Deprem uzmanı profesör Ramazan Özçelik, “Deprem şartnamemizde 25 birimden daha düşük betona izin verilmezken, yıkılan binalarda muhtemelen 5 ila 10 birim civarında” sözleriyle dikkat çekti.
Prof. Dr. Ramazan Özçelik, Kahramanmaraş merkezli iki depremin ağır hasarlarına dikkat çekti. Prof. Dr. Özçelik, yıkılan binaların büyük bölümünün 1998’den önce yapılan binalar olduğunu söyleyerek, “Bu yapılarımızdaki beton ve demir miktarı yetersiz. Deprem şartnamemizde 25 birimden daha düşük betona izin verilmezken, yıkılan binalarda muhtemelen 5 ila 10 birim civarında” dedi ve ekledi: Bugün Doğu Anadolu Fay Hattı’nda meydana gelen deprem, yarın başka bir fay hattında meydana gelebilir.
Dün ilk olarak Kahramanmaraş Pazarcık ve sonrasında Elbistan ilçelerinde meydana gelen 7.7 ve 7.6 şiddetindeki depremin hasarları saatler geçtikçe gün yüzüne çıkıyor.
Depremlerden 10 il etkilenirken binlerce bina yıkıldı. Ve binlerce vatandaş ise hala enkaz altında kurtarılmayı bekliyor. Gelen artçılarla birlikte de hasar görmüş binalar da yıkılmaya devam ediyor.
Konu ile ilgili olarak uzman isimlerden de açıklamalar geliyor. Akdeniz Üniversitesi Deprem Araştırmaları Uygulama ve Araştırma Merkezi Müdürü Prof. Dr. Ramazan Özçelik, Türkiye’nin deprem kuşağı üzerinde olan bir bölge olduğunu her an başka bir noktasında da deprem olabileceğini söyledi. Prof. Dr. Özçelik, “Bugün Doğu Anadolu Fay Hattı’nda meydana gelen deprem, yarın başka bir fay hattında meydana gelebilir. Nüfusumuzun da büyük bir kısmı deprem kuşağı olan bölgelerde yaşıyor. Deprem bizim hayatımızda rüzgar, yağmur, kar gibi bir gerçek” ifadelerini kullandı.

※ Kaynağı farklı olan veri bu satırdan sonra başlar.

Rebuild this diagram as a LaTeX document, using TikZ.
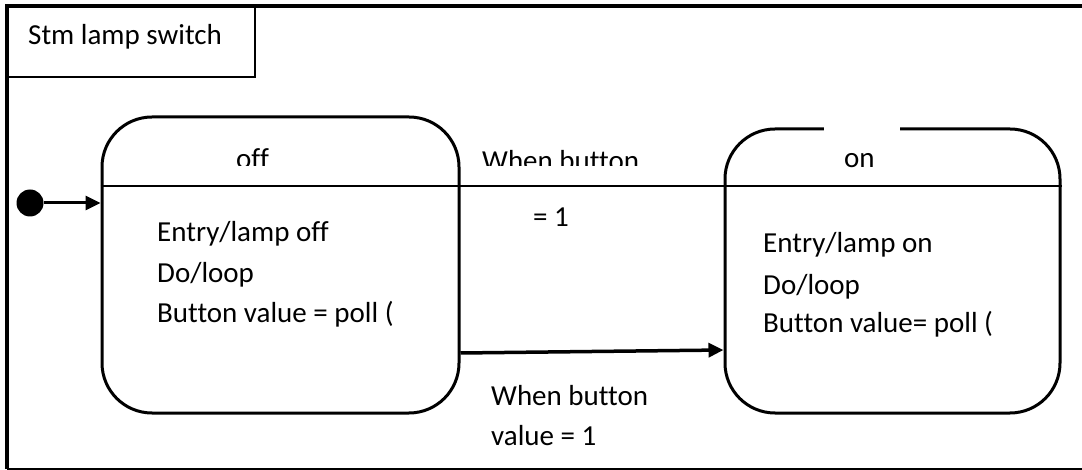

‘YERİNİ BULMAYA ÇALIŞIYOR’
Depremlerin nerede yaşanabileceğini çalışmaları sonuçlarında tahmin edebildiklerini belirten Özçelik, “Van’ı nokta olarak alırsak Karadeniz’e paralel bir şekilde İstanbul’a uzanan, Hatay’a doğru uzanan bir fay bölgemiz var. Ege bölgesi yine deprem tehlikesiyle karşı karşıya. Bu fay bölgesindeki illerin tamamı deprem tehlikesi ile karşı karşıya. Bu bölgelerde deprem olacağını biliyor, büyüklüğünü az çok hesaplayabiliyoruz. Sadece ne zaman meydana geleceğini bilmiyoruz. Biz hep ‘yarın deprem olacak gibi davranmalıyız’ diyoruz” diye konuştu.
‘BETON VE DEMİR MİKTARI YETERSİZ’
Herhangi bir bina yapılırken deprem yönetmeliği kullanıldığını söyleyen Prof. Dr. Özçelik, “Yönetmelikteki en kapsamlı değişiklik 1998 yılında meydana geldi. O şartnameyi kullanmayı fırsat bulamadan 1999 depremi yaşandı. Problemimiz 1998’deki şartname kullanılmadan yapılan binalar. Bugün yıkılan binaların büyük bölümü 1998 öncesi yapılan binalar. Bu yapılarımızdaki beton ve demir miktarının yetersiz olmasından yıkımlar gerçekleşiyor. Deprem şartnamemizde 25 birimden daha düşük betona izin verilmezken, yıkılan binalarda muhtemelen 5 ila 10 birim civarında” dedi.
‘AZ ÇOK TAHMİN EDEBİLİYORUZ’
Depremdeki yıkımlarda en büyük sorunun eski binalar olduğunu belirten Prof. Dr. Özçelik, şunları söyledi:
“Dayanıklı bina inşa etmede bir problemimiz yok, problemimiz eski binalar. Binanızın iskanı bu tarihten önce alındıysa yıkım tehlikesi altında kalabilirsiniz. Bu yapılar ile ilgili çok acil bir şekilde müdahale gerekiyor. Bu konularda belediyelere çok büyük görev düşüyor. Yapılan ölçüm ve araştırmalar sayesinde depremlerin az çok nerelerde olacağını tahmin edebiliyoruz. Bugün AFAD’ın sayfasına girdiğinizde oturduğunuz konumun depremselliği konusunda tehlikenin ne seviyede olduğunu görülebiliyor.”